Now here is the part I'm not sure of..
Because $f$ is bounded (and that f is not riemann integrable in this segment) we can take a $y_c$ so that $y_c$ is between $y1+f(x)$ and $y2+f(x)$ in a dense set of the segment $[x1,x2]$ and is not between those values in a different dense set in that segment.
Now we see that the Upper darboux sum in that segment of $\mathbb{1}_{\phi(B)}(x,y_c)=1*(x2-x1)$ and the Lower darboux sum is 0.
That would mean we found a box B where $\phi(B)$ is not admissible.
And that proves it.
This is what I answered in my test and I lost 30 out of 40 points on it, so I would appreciate it a lot if you tell me where I was wrong and why.
Thanks a lot.
This is how I would tackle this, maybe you can draw some conclusions from that.
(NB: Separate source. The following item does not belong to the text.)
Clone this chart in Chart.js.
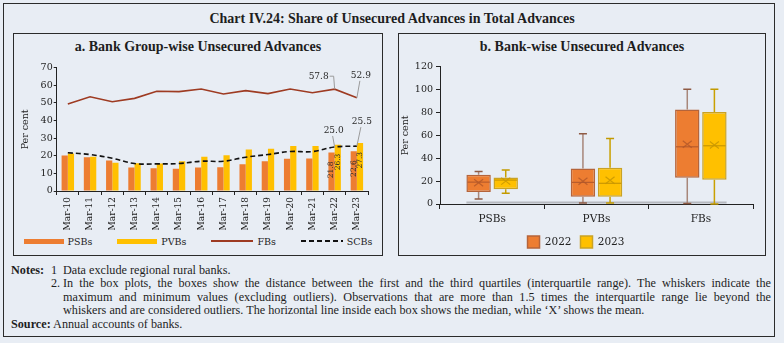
<!DOCTYPE html>
<html>
<head>
<meta charset="utf-8">
<script src="https://cdn.jsdelivr.net/npm/chart.js@4.4.0/dist/chart.umd.min.js"></script>
<style>
  html, body { margin: 0; padding: 0; background: #e8edf4; }
  #page { position: relative; width: 784px; height: 343px; background: #e8edf4; overflow: hidden; font-family: 'Liberation Serif', serif; color: #1e1e1e; }
  #frame { position: absolute; left: 3px; top: 3px; width: 772px; height: 334px; border: 1.5px solid #2b2b2b; box-sizing: border-box; }
  #title { position: absolute; left: 0; top: 11px; width: 784px; text-align: center; font-weight: bold; font-size: 14px; }
  .panel { position: absolute; top: 33px; height: 223px; border: 1.5px solid #2b2b2b; box-sizing: border-box; }
  .panel h2 { margin: 0; position: absolute; left: 0; right: 0; top: 5px; text-align: center; font-size: 14px; font-weight: bold; }
  #panelA { left: 13px; width: 370px; }
  #panelB { left: 398px; width: 368px; }
  .wrap { position: absolute; }
  #wrapA { left: 14px; top: 58px; width: 368px; height: 173px; }
  #wrapB { left: 399px; top: 58px; width: 366px; height: 200px; }
  #legendA { position: absolute; left: 14px; top: 234px; width: 368px; height: 14px; display: flex; justify-content: center; align-items: center;
      font-family: 'DejaVu Serif', serif; font-size: 9.5px; color: #222; }
  #legendA .item { display: flex; align-items: center; margin: 0 12.5px; }
  #legendA .item span.txt { margin-left: 4px; }
  #notes { position: absolute; left: 11px; top: 264px; width: 760px; font-size: 12.2px; line-height: 13.4px; }
  .row { display: flex; white-space: nowrap; }
  .lead { width: 40px; font-weight: bold; }
  .num { width: 12px; }
  .txt { flex: 1; }
  .just { text-align: justify; text-align-last: justify; white-space: normal; }
</style>
</head>
<body>
<div id="page">
  <div id="frame"></div>
  <div id="title">Chart IV.24: Share of Unsecured Advances in Total Advances</div>

  <div class="panel" id="panelA"><h2>a. Bank Group-wise Unsecured Advances</h2></div>
  <div class="panel" id="panelB"><h2>b. Bank-wise Unsecured Advances</h2></div>

  <div class="wrap" id="wrapA"><canvas id="groupChart"></canvas></div>
  <div id="legendA"></div>
  <div class="wrap" id="wrapB"><canvas id="bankChart"></canvas></div>

  <div id="notes">
    <div class="row"><span class="lead">Notes:</span><span class="num">1</span><span class="txt">Data exclude regional rural banks.</span></div>
    <div class="row"><span class="lead"></span><span class="num">2.</span><span class="txt just">In the box plots, the boxes show the distance between the first and the third quartiles (interquartile range). The whiskers indicate the</span></div>
    <div class="row"><span class="lead"></span><span class="num"></span><span class="txt just">maximum and minimum values (excluding outliers). Observations that are more than 1.5 times the interquartile range lie beyond the</span></div>
    <div class="row"><span class="lead"></span><span class="num"></span><span class="txt">whiskers and are considered outliers. The horizontal line inside each box shows the median, while ‘X’ shows the mean.</span></div>
    <div class="row"><span><b>Source:</b> Annual accounts of banks.</span></div>
  </div>
</div>

<script>
// a. bank group-wise shares (per cent)
const years = ['Mar-10', 'Mar-11', 'Mar-12', 'Mar-13', 'Mar-14', 'Mar-15', 'Mar-16',
    'Mar-17', 'Mar-18', 'Mar-19', 'Mar-20', 'Mar-21', 'Mar-22', 'Mar-23'];
const psbs = [20.1, 19.1, 17.3, 13.3, 12.9, 12.7, 13.3, 13.5, 15.2, 16.9, 18.3, 18.5, 21.8, 22.6];
const pvbs = [21.3, 19.5, 16.0, 15.8, 15.6, 16.9, 19.5, 20.3, 23.6, 24.0, 25.5, 25.5, 26.3, 27.3];
const fbs = [49.4, 53.5, 50.7, 52.6, 56.6, 56.4, 57.9, 55.1, 57.0, 55.3, 57.9, 55.8, 57.8, 52.9];
const scbs = [21.7, 20.7, 18.6, 15.6, 15.4, 15.6, 16.9, 16.9, 19.2, 20.7, 22.4, 22.4, 25.0, 25.5];
const groupTicks = [0, 10, 20, 30, 40, 50, 60, 70];

// b. bank-wise distribution (per cent)
const bankCats = ['PSBs', 'PVBs', 'FBs'];
const min22 = [4.3, 0.8, 0.5];
const q1_22 = [10.4, 6.3, 23.0];
const med22 = [19.1, 18.9, 50.0];
const q3_22 = [25.5, 31.0, 82.5];
const max22 = [28.4, 61.5, 100.3];
const mean22 = [18.5, 19.8, 52.3];
const min23 = [9.3, 0.8, 0.0];
const q1_23 = [12.8, 6.3, 21.3];
const med23 = [20.9, 18.1, 50.9];
const q3_23 = [23.2, 31.6, 80.4];
const max23 = [29.8, 57.2, 100.3];
const mean23 = [20.0, 20.7, 51.5];
const bankTicks = [0, 20, 40, 60, 80, 100, 120];

const ORANGE = '#ED7D31';
const GOLD = '#FFC000';
const FB_RED = '#9E3B22';
const INK = '#222';

Chart.defaults.font.family = "'DejaVu Serif', serif";
Chart.defaults.color = INK;
Chart.defaults.animation = false;

// callouts on the line series: [dataset label, index, dx, dy, leader style]
const callouts = [
    ['FBs', 12, -16, -13, 'elbow'],
    ['FBs', 13, 4, -22, 'straight'],
    ['SCBs', 12, -1, -16, 'straight'],
    ['SCBs', 13, 5, -24, 'straight'],
];

const groupLabels = {
    id: 'groupLabels',
    afterDatasetsDraw(chart) {
        const { ctx } = chart;
        ctx.save();

        // rotated values inside the last two pairs of bars
        ctx.font = "7.5px 'DejaVu Serif', serif";
        ctx.fillStyle = '#2a2a2a';
        ctx.textAlign = 'right';
        ctx.textBaseline = 'middle';
        chart.data.datasets.forEach((ds, d) => {
            if (ds.type === 'line') return;
            const meta = chart.getDatasetMeta(d);
            [12, 13].forEach(i => {
                const bar = meta.data[i];
                ctx.save();
                ctx.translate(bar.x, bar.y + 9);
                ctx.rotate(-Math.PI / 2);
                ctx.fillText(ds.data[i].toFixed(1), 0, 0);
                ctx.restore();
            });
        });

        // line callouts with leaders
        ctx.font = "9px 'DejaVu Serif', serif";
        ctx.textAlign = 'center';
        ctx.strokeStyle = '#9a9a9a';
        ctx.lineWidth = 1;
        callouts.forEach(([label, i, dx, dy, style]) => {
            const d = chart.data.datasets.findIndex(ds => ds.label === label);
            const pt = chart.getDatasetMeta(d).data[i];
            const text = chart.data.datasets[d].data[i].toFixed(1);
            const tx = pt.x + dx;
            const ty = pt.y + dy;
            ctx.beginPath();
            if (style === 'elbow') {
                const half = ctx.measureText(text).width / 2;
                ctx.moveTo(tx + half + 1, ty);
                ctx.lineTo(pt.x - 1, ty);
                ctx.lineTo(pt.x, pt.y);
            } else {
                ctx.moveTo(tx - 1, ty + 5);
                ctx.lineTo(pt.x, pt.y);
            }
            ctx.stroke();
            ctx.fillText(text, tx, ty);
        });
        ctx.restore();
    },
};

const groupChart = new Chart(document.getElementById('groupChart'), {
    type: 'bar',
    data: {
        labels: years,
        datasets: [
            { label: 'PSBs', data: psbs, backgroundColor: ORANGE, categoryPercentage: 0.56, barPercentage: 1, order: 2 },
            { label: 'PVBs', data: pvbs, backgroundColor: GOLD, categoryPercentage: 0.56, barPercentage: 1, order: 2 },
            { type: 'line', label: 'FBs', data: fbs, borderColor: FB_RED, borderWidth: 1.6, pointRadius: 0, tension: 0, order: 1 },
            { type: 'line', label: 'SCBs', data: scbs, borderColor: '#111', borderWidth: 1.6, borderDash: [5, 3], pointRadius: 0, tension: 0.4, order: 0 },
        ],
    },
    options: {
        responsive: true,
        maintainAspectRatio: false,
        layout: { padding: { left: 0, right: 14, top: 9.7, bottom: 0 } },
        plugins: {
            tooltip: { enabled: false },
            legend: { display: false },
        },
        scales: {
            x: {
                offset: true,
                grid: { drawOnChartArea: false, offset: true, tickLength: 4, color: INK },
                border: { color: INK, width: 1 },
                ticks: { autoSkip: false, minRotation: 90, maxRotation: 90, padding: 2, font: { size: 9 } },
                afterFit: s => { s.height = 40; },
            },
            y: {
                min: 0,
                max: 70,
                afterBuildTicks: s => { s.ticks = groupTicks.map(v => ({ value: v })); },
                grid: { drawOnChartArea: false, tickLength: 3, color: INK },
                border: { color: INK, width: 1 },
                ticks: { padding: 1, autoSkip: false, font: { size: 9.5 } },
                title: { display: true, text: 'Per cent', font: { size: 9.5 }, padding: { top: 6, bottom: 0 } },
                afterFit: s => { s.width = 42.7; },
            },
        },
    },
    plugins: [groupLabels],
});

// legend row for panel a, built from the chart's own datasets
document.getElementById('legendA').innerHTML = groupChart.data.datasets.map(ds => {
    const key = ds.type === 'line'
        ? `<svg width="42" height="6"><line x1="0" y1="3" x2="42" y2="3" stroke="${ds.borderColor}" stroke-width="2" stroke-dasharray="${(ds.borderDash || []).join(',')}"/></svg>`
        : `<span style="display:inline-block;width:40px;height:5px;background:${ds.backgroundColor}"></span>`;
    return `<span class="item">${key}<span class="txt">${ds.label}</span></span>`;
}).join('');

// whiskers, medians and means drawn over the floating q1-q3 bars
const boxStyles = [
    { min: min22, q1: q1_22, med: med22, q3: q3_22, max: max22, mean: mean22,
        whisker: '#a8877a', cap: '#8f5b44', median: '#b85c2c', meanMark: 'rgba(178, 86, 40, 0.8)' },
    { min: min23, q1: q1_23, med: med23, q3: q3_23, max: max23, mean: mean23,
        whisker: '#c9a000', cap: '#c29a00', median: '#c99700', meanMark: 'rgba(200, 150, 0, 0.85)' },
];

const boxPlot = {
    id: 'boxPlot',
    beforeDatasetsDraw(chart) {
        const { ctx } = chart;
        const y = chart.scales.y;
        const first = chart.getDatasetMeta(0).data[0];
        const last = chart.getDatasetMeta(1).data[bankCats.length - 1];
        ctx.save();
        ctx.strokeStyle = '#b6b9bf';
        ctx.lineWidth = 2;
        ctx.beginPath();
        ctx.moveTo(first.x - first.width / 2, y.getPixelForValue(0) - 1.5);
        ctx.lineTo(last.x + last.width / 2, y.getPixelForValue(0) - 1.5);
        ctx.stroke();

        boxStyles.forEach((s, d) => {
            chart.getDatasetMeta(d).data.forEach((bar, i) => {
                const yMax = y.getPixelForValue(s.max[i]);
                const yMin = y.getPixelForValue(s.min[i]);
                ctx.strokeStyle = s.whisker;
                ctx.lineWidth = 1.5;
                ctx.beginPath();
                ctx.moveTo(bar.x, yMax);
                ctx.lineTo(bar.x, y.getPixelForValue(s.q3[i]));
                ctx.moveTo(bar.x, y.getPixelForValue(s.q1[i]));
                ctx.lineTo(bar.x, yMin);
                ctx.stroke();
                ctx.strokeStyle = s.cap;
                ctx.beginPath();
                ctx.moveTo(bar.x - 4, yMax);
                ctx.lineTo(bar.x + 4, yMax);
                ctx.moveTo(bar.x - 4, yMin);
                ctx.lineTo(bar.x + 4, yMin);
                ctx.stroke();
            });
        });
        ctx.restore();
    },
    afterDatasetsDraw(chart) {
        const { ctx } = chart;
        const y = chart.scales.y;
        ctx.save();
        boxStyles.forEach((s, d) => {
            chart.getDatasetMeta(d).data.forEach((bar, i) => {
                const half = bar.width / 2 - 1;
                const ym = y.getPixelForValue(s.med[i]);
                ctx.strokeStyle = s.median;
                ctx.lineWidth = 1.2;
                ctx.beginPath();
                ctx.moveTo(bar.x - half, ym);
                ctx.lineTo(bar.x + half, ym);
                ctx.stroke();

                const ya = y.getPixelForValue(s.mean[i]);
                ctx.strokeStyle = s.meanMark;
                ctx.beginPath();
                ctx.moveTo(bar.x - 4.5, ya - 3.5);
                ctx.lineTo(bar.x + 4.5, ya + 3.5);
                ctx.moveTo(bar.x - 4.5, ya + 3.5);
                ctx.lineTo(bar.x + 4.5, ya - 3.5);
                ctx.stroke();
            });
        });
        ctx.restore();
    },
};

new Chart(document.getElementById('bankChart'), {
    type: 'bar',
    data: {
        labels: bankCats,
        datasets: [
            { label: '2022', data: bankCats.map((c, i) => [q1_22[i], q3_22[i]]),
                backgroundColor: ORANGE, borderColor: '#b5643a', borderWidth: 1.5, borderSkipped: false,
                categoryPercentage: 0.52, barPercentage: 0.9 },
            { label: '2023', data: bankCats.map((c, i) => [q1_23[i], q3_23[i]]),
                backgroundColor: GOLD, borderColor: '#c9a224', borderWidth: 1.5, borderSkipped: false,
                categoryPercentage: 0.52, barPercentage: 0.9 },
        ],
    },
    options: {
        responsive: true,
        maintainAspectRatio: false,
        layout: { padding: { left: 0, right: 12, top: 7.7, bottom: 0 } },
        plugins: {
            tooltip: { enabled: false },
            legend: {
                position: 'bottom',
                labels: { boxWidth: 12, boxHeight: 12, padding: 9, font: { size: 10.5 } },
            },
        },
        scales: {
            x: {
                offset: true,
                grid: { drawOnChartArea: false, offset: true, tickLength: 5, color: INK },
                border: { color: INK, width: 1 },
                ticks: { padding: 4, font: { size: 10.5 } },
                afterFit: s => { s.height = 23; },
            },
            y: {
                min: 0,
                max: 120,
                afterBuildTicks: s => { s.ticks = bankTicks.map(v => ({ value: v })); },
                grid: { drawOnChartArea: false, tickLength: 4, color: INK },
                border: { color: INK, width: 1 },
                ticks: { padding: 3, autoSkip: false, font: { size: 9.5 } },
                title: { display: true, text: 'Per cent', font: { size: 9.5 }, padding: { top: 1, bottom: 0 } },
                afterFit: s => { s.width = 41; },
            },
        },
    },
    plugins: [boxPlot],
});
</script>
</body>
</html>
Let $S$ be the set of discontinuities of $f$ and assume $\mu(S)>0$. For $\epsilon>0$ let $S_\epsilon$ be the set of points $x$ such that there are sequences $\xi_i\to x$ and $\eta_i\to x$ such that $\lim f(\xi_i)$ and $\lim f(\eta_i)$ exist and differ by more than $\epsilon$. Then $S=\bigcup_{n\in\Bbb N} S_{1/n}$ (this uses that $f$ is bounded). Hence at least one $S_{1/n}$ has positive measure. Also, for suitable $x_1<x_2$, the set $S_{1/n}\cap (x_1,x_2)$ has positive measure $c$. Let $B=(x_1,x_2)\times(0,\frac1{3n})$. If we partition a box containing $\phi(B)$ with a rectangular $u$ by $v$ grid (with $v<\frac1{3n}$), then in each of the at least $c/u$ column interiorly affected by $S_{1/n}\cap (x_1,x_2)$, we find at least $\frac2{3nv}$ grid rectangles that contain both points $\in \phi(B)$ and point $\notin \phi(B)$. Hence the Riemann upper and lower sum for $1_{\phi(B)}$ for this particular partition differ by at least $\frac{2c}{3n}$. As this does not depend on $u,v$, we conclude that $1_{\phi(B)}$ is not Riemann integrable.